Devlet Muhasebesi Standardı 9 (DMS 9) Bedel Karşılığında Yapılan Faaliyetlerden Elde Edilen Gelirler
 

KURUL KARARI
Devlet Muhasebesi Standartları Kurulundan:
DEVLET MUHASEBESİ STANDARDI 9 (DMS 9) BEDEL KARŞILIĞINDA
YAPILAN FAALİYETLERDEN ELDE EDİLEN GELİRLER

             Amaç
             1. Bu standardın amacı bedel karşılığında yapılan faaliyetlerden elde edilen gelirlerin
muhasebeleştirilmesine ilişkin usul ve esasların belirlenmesidir.
             Kapsam
             2. Mali tablolarını tahakkuk esasına göre hazırlayan ve sunan bir kamu idaresi, aşağıdaki faaliyetlerinden kaynaklanan gelirlerin muhasebeleştirilmesinde bu standardı uygular:
             1) Hizmetlerin ifa edilmesi,
             2) Malların satılması,
             3) Varlıkların başkalarınca kullanımından faiz, telif hakkı, temettü ve benzer gelirler elde edilmesi,
             3. Bedel karşılığında yapılan faaliyetlerden elde edilmeyen gelirler bu standart kapsamında değildir.

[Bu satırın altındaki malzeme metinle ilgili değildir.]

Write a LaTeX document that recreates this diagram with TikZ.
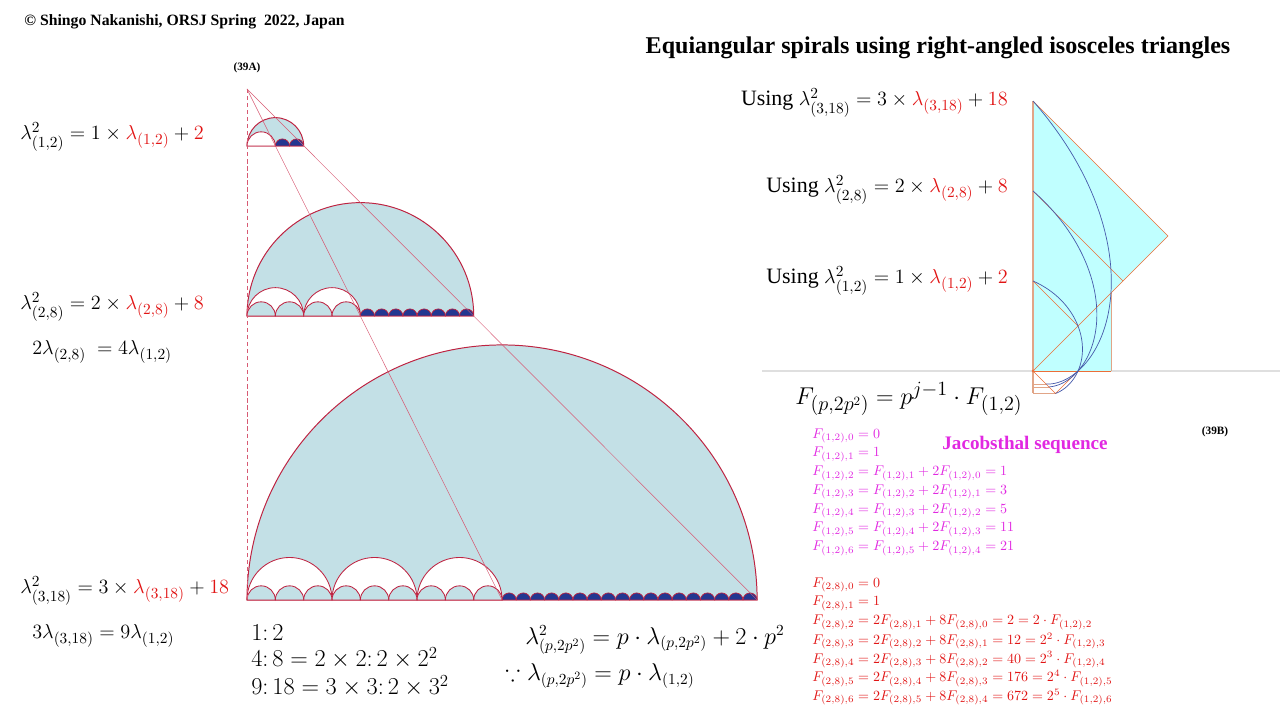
\documentclass[tikz,border=0pt]{standalone}
\usepackage[no-math]{fontspec}
\setmainfont{Liberation Serif}
\usepackage{amsmath,amssymb}
\definecolor{semired}{RGB}{190,35,65}
\definecolor{semifill}{RGB}{195,224,230}
\definecolor{semidark}{RGB}{35,55,145}
\definecolor{guidered}{RGB}{215,90,115}
\definecolor{eqred}{RGB}{225,20,20}
\definecolor{eqmag}{RGB}{225,40,225}
\definecolor{trifill}{RGB}{192,255,255}
\definecolor{triedge}{RGB}{236,110,55}
\definecolor{sqedge}{RGB}{225,165,135}
\definecolor{spblue}{RGB}{70,90,170}
\tikzset{
  bigsemi/.style={draw=semired, fill=semifill, line width=.7pt},
  whitesemi/.style={draw=semired, fill=white, line width=.6pt},
  innersemi/.style={draw=semired, fill=semifill, line width=.6pt},
  dotsemi/.style={draw=semired, fill=semidark, line width=.5pt},
  guide/.style={draw=guidered, line width=.35pt},
  eqn/.style={inner sep=0pt, font=\fontsize{15.6}{19}\selectfont},
  eqmid/.style={inner sep=0pt, font=\fontsize{15}{18}\selectfont},
  eqgen/.style={inner sep=0pt, font=\fontsize{16}{19}\selectfont},
  eqbig/.style={inner sep=0pt, font=\fontsize{17}{20}\selectfont},
  seqline/.style={inner sep=0pt, anchor=west, font=\fontsize{10}{12}\selectfont},
  tag/.style={inner sep=0pt, font=\fontsize{8}{9}\selectfont\bfseries}
}
\begin{document}
\begin{tikzpicture}[x=0.025cm, y=0.025cm]
\useasboundingbox (0,0) rectangle (1280,720);
\def\u{14.17}

% headings
\node [inner sep=0pt, font=\fontsize{11.2}{13}\selectfont\bfseries] (copy) at (184.5,698) {\textcopyright\ Shingo\ Nakanishi, ORSJ Spring\ \ 2022, Japan};
\node [inner sep=0pt, font=\fontsize{17.1}{20}\selectfont\bfseries] (title) at (938,672) {Equiangular spirals using right-angled isosceles triangles};
\node [tag] (tagA) at (247,652) {(39A)};
\node [tag] (tagB) at (1215,288) {(39B)};

% lambda_(1,2)
\draw [bigsemi] (247,574) arc [start angle=180, end angle=0, radius=2*\u] -- cycle;
\draw [whitesemi] (247,574) arc [start angle=180, end angle=0, radius=\u] -- cycle;
\foreach \k in {0,1}
  \draw [dotsemi] ({247+(2+\k)*\u},574) arc [start angle=180, end angle=0, radius=\u/2] -- cycle;

% lambda_(2,8)
\draw [bigsemi] (247,404) arc [start angle=180, end angle=0, radius=8*\u] -- cycle;
\foreach \k in {0,1}
  \draw [whitesemi] ({247+4*\k*\u},404) arc [start angle=180, end angle=0, radius=2*\u] -- cycle;
\foreach \k in {0,...,3}
  \draw [innersemi] ({247+2*\k*\u},404) arc [start angle=180, end angle=0, radius=\u] -- cycle;
\foreach \k in {0,...,7}
  \draw [dotsemi] ({247+(8+\k)*\u},404) arc [start angle=180, end angle=0, radius=\u/2] -- cycle;

% lambda_(3,18)
\draw [bigsemi] (247,120) arc [start angle=180, end angle=0, radius=18*\u] -- cycle;
\foreach \k in {0,1,2}
  \draw [whitesemi] ({247+6*\k*\u},120) arc [start angle=180, end angle=0, radius=3*\u] -- cycle;
\foreach \k in {0,...,8}
  \draw [innersemi] ({247+2*\k*\u},120) arc [start angle=180, end angle=0, radius=\u] -- cycle;
\foreach \k in {0,...,17}
  \draw [dotsemi] ({247+(18+\k)*\u},120) arc [start angle=180, end angle=0, radius=\u/2] -- cycle;

% guide lines from the apex
\coordinate (apex) at (247,631);
\coordinate (foot) at (247,120);
\coordinate (mid) at ({247+18*\u},120);
\coordinate (end) at ({247+36*\u},120);
\draw [guide, densely dashed] (apex) -- (foot);
\draw [guide] (apex) -- (mid);
\draw [guide] (apex) -- (end);

% left equations
\node [eqn, anchor=west] (f12) at (20,583) {$\lambda^2_{(1,2)} = 1\times\textcolor{eqred}{\lambda_{(1,2)}} + \textcolor{eqred}{2}$};
\node [eqn, anchor=west] (f28) at (20,413) {$\lambda^2_{(2,8)} = 2\times\textcolor{eqred}{\lambda_{(2,8)}} + \textcolor{eqred}{8}$};
\node [eqmid, anchor=west] (r28) at (32,368) {$2\lambda_{(2,8)}\ = 4\lambda_{(1,2)}$};
\node [eqn, anchor=west] (f318) at (20,129) {$\lambda^2_{(3,18)} = 3\times\textcolor{eqred}{\lambda_{(3,18)}} + \textcolor{eqred}{18}$};
\node [eqmid, anchor=west] (r318) at (32,84) {$3\lambda_{(3,18)} = 9\lambda_{(1,2)}$};

\node [eqbig, anchor=west] (q1) at (251,87) {$1{:}\,2$};
\node [eqbig, anchor=west] (q2) at (251,62) {$4{:}\,8 = 2\times 2{:}\,2\times 2^2$};
\node [eqbig, anchor=west] (q3) at (251,34) {$9{:}\,18 = 3\times 3{:}\,2\times 3^2$};
\node [eqgen, anchor=west] (gen) at (525,80) {$\lambda^2_{(p,2p^2)} = p\cdot\lambda_{(p,2p^2)} + 2\cdot p^2$};
\node [eqgen, anchor=west] (gen2) at (505,44) {$\because\lambda_{(p,2p^2)} = p\cdot\lambda_{(1,2)}$};

% right equations
\node [eqn, anchor=east] (u318) at (1008,617) {Using $\lambda^2_{(3,18)} = 3\times\textcolor{eqred}{\lambda_{(3,18)}} + \textcolor{eqred}{18}$};
\node [eqn, anchor=east] (u28) at (1008,530) {Using $\lambda^2_{(2,8)} = 2\times\textcolor{eqred}{\lambda_{(2,8)}} + \textcolor{eqred}{8}$};
\node [eqn, anchor=east] (u12) at (1008,439) {Using $\lambda^2_{(1,2)} = 1\times\textcolor{eqred}{\lambda_{(1,2)}} + \textcolor{eqred}{2}$};
\node [inner sep=0pt, anchor=west, font=\fontsize{19}{22}\selectfont] (fgen) at (795,321) {$F_{(p,2p^2)} = p^{j-1}\cdot F_{(1,2)}$};

% spirals
\draw [gray!25, line width=.8pt] (762,349) -- (1280,349);
\begin{scope}[shift={(1033,349)}]
\coordinate (O) at (0,0);
\coordinate (A) at (0,270);
\coordinate (B) at (135,135);
\coordinate (C) at (0,180);
\coordinate (Bm) at (90,90);
\coordinate (D) at (0,90);
\coordinate (Bs) at (45,45);
\coordinate (P) at (45,0);
\coordinate (Q) at (22.5,-22.5);
\fill [trifill] (A) -- (B) -- (O) -- cycle;
\foreach \l in {2,4,6} {
  \pgfmathsetmacro\s{31.82*sqrt(\l)}
  \pgfmathsetmacro\q{31.82/sqrt(\l)}
  \fill [trifill] (O) -- (\s,\s) -- (\s,0) -- cycle;
  \draw [sqedge] (\s,\s) -- (\s,0);
  \draw [sqedge] (0,-\q) -- (\q,-\q);
}
\draw [triedge] (O) -- (77.94,0);
\draw [sqedge, line width=.8pt] (A) -- (0,-22.5);
\draw [triedge] (A) -- (B) -- (O);
\draw [triedge] (C) -- (Bm);
\draw [triedge] (D) -- (Bs);
\draw [triedge] (O) -- (Q) -- (P);
\fill [triedge] (O) circle [radius=1.5];
\foreach \l in {2,4,6}
  \draw [spblue, line width=.5pt] plot [domain=90:-45, samples=90, smooth, variable=\t]
    ({45*exp(\t/90*ln(\l))*cos(\t)}, {45*exp(\t/90*ln(\l))*sin(\t)});
\end{scope}

% Jacobsthal sequence
\node [inner sep=0pt, text=eqmag, font=\fontsize{13.6}{16}\selectfont\bfseries] (jac) at (1025,275) {Jacobsthal sequence};
\begin{scope}[text=eqmag]
\node [seqline] (m0) at (812,284) {$F_{(1,2),0} = 0$};
\node [seqline] (m1) at (812,265.3) {$F_{(1,2),1} = 1$};
\node [seqline] (m2) at (812,246.6) {$F_{(1,2),2} = F_{(1,2),1} + 2F_{(1,2),0} = 1$};
\node [seqline] (m3) at (812,227.9) {$F_{(1,2),3} = F_{(1,2),2} + 2F_{(1,2),1} = 3$};
\node [seqline] (m4) at (812,209.2) {$F_{(1,2),4} = F_{(1,2),3} + 2F_{(1,2),2} = 5$};
\node [seqline] (m5) at (812,190.5) {$F_{(1,2),5} = F_{(1,2),4} + 2F_{(1,2),3} = 11$};
\node [seqline] (m6) at (812,171.8) {$F_{(1,2),6} = F_{(1,2),5} + 2F_{(1,2),4} = 21$};
\end{scope}
\begin{scope}[text=eqred]
\node [seqline] (s0) at (812,135) {$F_{(2,8),0} = 0$};
\node [seqline] (s1) at (812,116.3) {$F_{(2,8),1} = 1$};
\node [seqline] (s2) at (812,97.6) {$F_{(2,8),2} = 2F_{(2,8),1} + 8F_{(2,8),0} = 2 = 2\cdot F_{(1,2),2}$};
\node [seqline] (s3) at (812,78.9) {$F_{(2,8),3} = 2F_{(2,8),2} + 8F_{(2,8),1} = 12 = 2^2\cdot F_{(1,2),3}$};
\node [seqline] (s4) at (812,60.2) {$F_{(2,8),4} = 2F_{(2,8),3} + 8F_{(2,8),2} = 40 = 2^3\cdot F_{(1,2),4}$};
\node [seqline] (s5) at (812,41.5) {$F_{(2,8),5} = 2F_{(2,8),4} + 8F_{(2,8),3} = 176 = 2^4\cdot F_{(1,2),5}$};
\node [seqline] (s6) at (812,22.8) {$F_{(2,8),6} = 2F_{(2,8),5} + 8F_{(2,8),4} = 672 = 2^5\cdot F_{(1,2),6}$};
\end{scope}
\end{tikzpicture}
\end{document}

             4. Kamu idareleri bedel karşılığında yapılan faaliyetlerden ve bedel karşılığında yapılmayan faaliyetlere ilişkin işlemlerden gelir elde edebilirler. Kamu idaresinin, diğer taraftan karşılığını alarak veya diğer tarafa karşılığını vererek varlık ya da hizmet sattığı veya aldığı işlemler bedel karşılığında yapılan faaliyetlere ilişkin işlemlerdir. Bunlar;
             1) Malların ya da hizmetlerin satışı veya satın alınması ya da
             2) Makine, tesis ve ekipmanın kiralanması.
             şeklinde olabilir.
             5. Bedel karşılığında yapılan faaliyetlerden elde edilen gelirler ve bedel karşılığında yapılmayan faaliyetlere ilişkin işlemlerden edinilen gelirler arasında ayrım yapılmasında işlemin şekilden ziyade özü değerlendirilir. Bedel karşılığında yapılmayan faaliyetlere ilişkin işlemlerden edinilen gelir örnekleri; egemenlik gücünün kullanımıyla edinilen vergiler, harçlar ve cezalar gibi dolaylı ya da dolaysız gelirleri, bağışları ve hibeleri içerir.
             6. Hizmetler tek bir süreçte ya da birden fazla süreçte ifa edilebilir. Bedel karşılığında yapılan faaliyetlerden elde edilen gelirlere; kamu sektörü birimlerince ifa edilen konut edindirme, su temini ve tesis işlemleri, paralı yolların yönetimi örnek olarak verilebilir. İnşaat sözleşmelerinden doğan gelirler için ilgili standarda bakılmalıdır.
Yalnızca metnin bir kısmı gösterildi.